/---
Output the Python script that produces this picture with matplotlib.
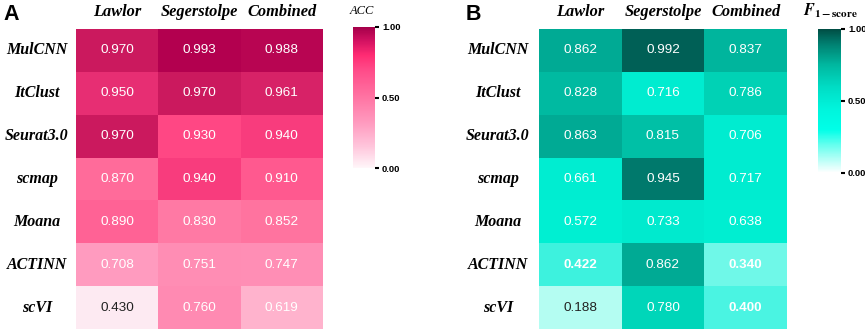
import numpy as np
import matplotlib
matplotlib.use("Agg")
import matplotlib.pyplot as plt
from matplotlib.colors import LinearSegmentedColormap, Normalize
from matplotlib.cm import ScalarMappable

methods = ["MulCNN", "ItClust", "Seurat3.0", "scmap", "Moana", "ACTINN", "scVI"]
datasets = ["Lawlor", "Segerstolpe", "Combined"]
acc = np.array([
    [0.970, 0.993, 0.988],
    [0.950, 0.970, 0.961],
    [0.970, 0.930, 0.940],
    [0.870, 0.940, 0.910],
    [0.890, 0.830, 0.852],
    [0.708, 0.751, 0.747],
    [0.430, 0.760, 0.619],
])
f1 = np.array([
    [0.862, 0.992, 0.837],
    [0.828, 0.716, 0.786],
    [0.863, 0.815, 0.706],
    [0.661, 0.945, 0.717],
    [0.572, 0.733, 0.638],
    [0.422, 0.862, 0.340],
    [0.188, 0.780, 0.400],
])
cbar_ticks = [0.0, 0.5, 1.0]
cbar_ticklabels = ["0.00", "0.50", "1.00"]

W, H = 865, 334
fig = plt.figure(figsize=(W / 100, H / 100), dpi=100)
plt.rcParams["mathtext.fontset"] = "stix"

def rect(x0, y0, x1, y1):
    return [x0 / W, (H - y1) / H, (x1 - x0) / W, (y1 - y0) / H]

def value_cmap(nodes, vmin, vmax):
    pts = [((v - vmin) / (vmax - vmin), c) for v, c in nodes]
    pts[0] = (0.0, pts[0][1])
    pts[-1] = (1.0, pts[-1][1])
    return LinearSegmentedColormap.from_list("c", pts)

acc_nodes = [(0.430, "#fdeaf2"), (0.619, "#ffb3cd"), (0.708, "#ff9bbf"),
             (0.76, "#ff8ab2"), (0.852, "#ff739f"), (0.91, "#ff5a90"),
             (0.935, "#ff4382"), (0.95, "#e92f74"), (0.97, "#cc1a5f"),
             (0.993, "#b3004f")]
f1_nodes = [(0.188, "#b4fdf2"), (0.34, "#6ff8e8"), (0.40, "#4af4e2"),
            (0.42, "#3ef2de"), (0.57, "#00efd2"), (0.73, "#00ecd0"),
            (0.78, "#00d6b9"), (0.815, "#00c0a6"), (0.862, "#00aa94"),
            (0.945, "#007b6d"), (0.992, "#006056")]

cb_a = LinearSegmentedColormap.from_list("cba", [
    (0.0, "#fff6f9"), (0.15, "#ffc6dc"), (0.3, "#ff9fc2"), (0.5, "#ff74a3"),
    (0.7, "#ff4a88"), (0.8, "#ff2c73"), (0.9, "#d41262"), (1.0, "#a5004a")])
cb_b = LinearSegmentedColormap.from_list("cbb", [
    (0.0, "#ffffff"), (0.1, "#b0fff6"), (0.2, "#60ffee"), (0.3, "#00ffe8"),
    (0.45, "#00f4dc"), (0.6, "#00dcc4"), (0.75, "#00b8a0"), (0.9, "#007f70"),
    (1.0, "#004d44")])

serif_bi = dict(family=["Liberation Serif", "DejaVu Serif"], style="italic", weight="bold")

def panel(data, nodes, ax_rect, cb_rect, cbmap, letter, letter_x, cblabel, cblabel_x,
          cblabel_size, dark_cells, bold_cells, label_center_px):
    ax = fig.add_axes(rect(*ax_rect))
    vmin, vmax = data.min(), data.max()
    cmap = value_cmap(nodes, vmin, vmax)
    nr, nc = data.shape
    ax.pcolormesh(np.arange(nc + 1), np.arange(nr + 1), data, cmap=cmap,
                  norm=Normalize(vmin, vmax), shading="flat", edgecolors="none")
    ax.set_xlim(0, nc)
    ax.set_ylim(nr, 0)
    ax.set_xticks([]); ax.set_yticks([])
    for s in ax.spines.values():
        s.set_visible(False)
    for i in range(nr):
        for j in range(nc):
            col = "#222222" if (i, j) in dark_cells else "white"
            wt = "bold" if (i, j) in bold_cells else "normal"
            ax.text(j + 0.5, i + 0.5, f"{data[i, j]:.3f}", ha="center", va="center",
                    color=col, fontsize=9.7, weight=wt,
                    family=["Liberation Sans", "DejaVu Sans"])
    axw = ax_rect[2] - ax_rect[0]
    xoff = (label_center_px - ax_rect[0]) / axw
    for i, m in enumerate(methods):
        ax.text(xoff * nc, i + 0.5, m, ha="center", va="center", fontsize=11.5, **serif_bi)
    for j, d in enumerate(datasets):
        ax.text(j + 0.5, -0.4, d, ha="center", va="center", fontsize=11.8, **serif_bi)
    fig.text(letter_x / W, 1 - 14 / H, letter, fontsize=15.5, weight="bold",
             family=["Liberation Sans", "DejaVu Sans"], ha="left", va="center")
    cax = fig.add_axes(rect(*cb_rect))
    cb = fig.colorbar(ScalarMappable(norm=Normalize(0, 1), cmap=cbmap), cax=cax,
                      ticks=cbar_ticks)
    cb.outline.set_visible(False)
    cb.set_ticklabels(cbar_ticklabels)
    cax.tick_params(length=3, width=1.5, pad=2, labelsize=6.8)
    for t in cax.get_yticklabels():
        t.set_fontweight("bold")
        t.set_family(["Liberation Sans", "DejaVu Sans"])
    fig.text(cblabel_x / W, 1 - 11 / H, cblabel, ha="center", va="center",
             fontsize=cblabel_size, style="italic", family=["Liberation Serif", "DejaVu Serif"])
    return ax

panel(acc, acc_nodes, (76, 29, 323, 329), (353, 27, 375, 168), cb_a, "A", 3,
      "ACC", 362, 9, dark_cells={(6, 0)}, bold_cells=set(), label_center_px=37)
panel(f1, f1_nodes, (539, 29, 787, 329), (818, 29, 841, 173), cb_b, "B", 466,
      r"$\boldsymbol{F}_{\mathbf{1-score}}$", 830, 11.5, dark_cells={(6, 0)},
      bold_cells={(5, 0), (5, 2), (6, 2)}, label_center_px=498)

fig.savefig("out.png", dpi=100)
\---
YOUR OBJECTIVE → Compute how many lines include the string "matplotlib", then give that number by itself.

WRITTEN SOLUTION → 6